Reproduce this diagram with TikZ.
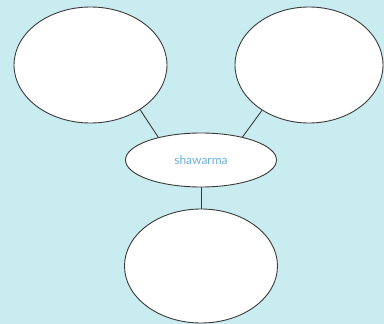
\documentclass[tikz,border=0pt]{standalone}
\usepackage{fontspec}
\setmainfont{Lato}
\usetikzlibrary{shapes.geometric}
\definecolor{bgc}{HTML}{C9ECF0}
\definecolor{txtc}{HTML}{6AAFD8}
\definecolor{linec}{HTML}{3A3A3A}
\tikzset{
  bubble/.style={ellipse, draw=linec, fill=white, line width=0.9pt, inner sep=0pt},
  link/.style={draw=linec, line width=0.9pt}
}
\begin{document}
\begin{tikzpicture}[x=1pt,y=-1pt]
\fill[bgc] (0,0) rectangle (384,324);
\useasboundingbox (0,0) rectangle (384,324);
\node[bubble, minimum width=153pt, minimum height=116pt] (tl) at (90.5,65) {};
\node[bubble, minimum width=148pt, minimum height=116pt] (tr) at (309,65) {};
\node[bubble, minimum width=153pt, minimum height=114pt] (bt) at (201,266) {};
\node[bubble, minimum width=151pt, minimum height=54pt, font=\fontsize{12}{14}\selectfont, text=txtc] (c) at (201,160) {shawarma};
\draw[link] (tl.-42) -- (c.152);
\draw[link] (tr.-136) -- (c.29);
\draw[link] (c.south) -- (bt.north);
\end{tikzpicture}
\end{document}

*****

→ **Do this**:
Print the complete listing exactly, apart from any pictures.

→ **Answer to the task**:
Reproduce this diagram with TikZ.
\documentclass[tikz,border=0pt]{standalone}
\usepackage{fontspec}
\setmainfont{Lato}
\usetikzlibrary{shapes.geometric}
\definecolor{bgc}{HTML}{C9ECF0}
\definecolor{txtc}{HTML}{6AAFD8}
\definecolor{linec}{HTML}{3A3A3A}
\tikzset{
  bubble/.style={ellipse, draw=linec, fill=white, line width=0.9pt, inner sep=0pt},
  link/.style={draw=linec, line width=0.9pt}
}
\begin{document}
\begin{tikzpicture}[x=1pt,y=-1pt]
\fill[bgc] (0,0) rectangle (384,324);
\useasboundingbox (0,0) rectangle (384,324);
\node[bubble, minimum width=153pt, minimum height=116pt] (tl) at (90.5,65) {};
\node[bubble, minimum width=148pt, minimum height=116pt] (tr) at (309,65) {};
\node[bubble, minimum width=153pt, minimum height=114pt] (bt) at (201,266) {};
\node[bubble, minimum width=151pt, minimum height=54pt, font=\fontsize{12}{14}\selectfont, text=txtc] (c) at (201,160) {shawarma};
\draw[link] (tl.-42) -- (c.152);
\draw[link] (tr.-136) -- (c.29);
\draw[link] (c.south) -- (bt.north);
\end{tikzpicture}
\end{document}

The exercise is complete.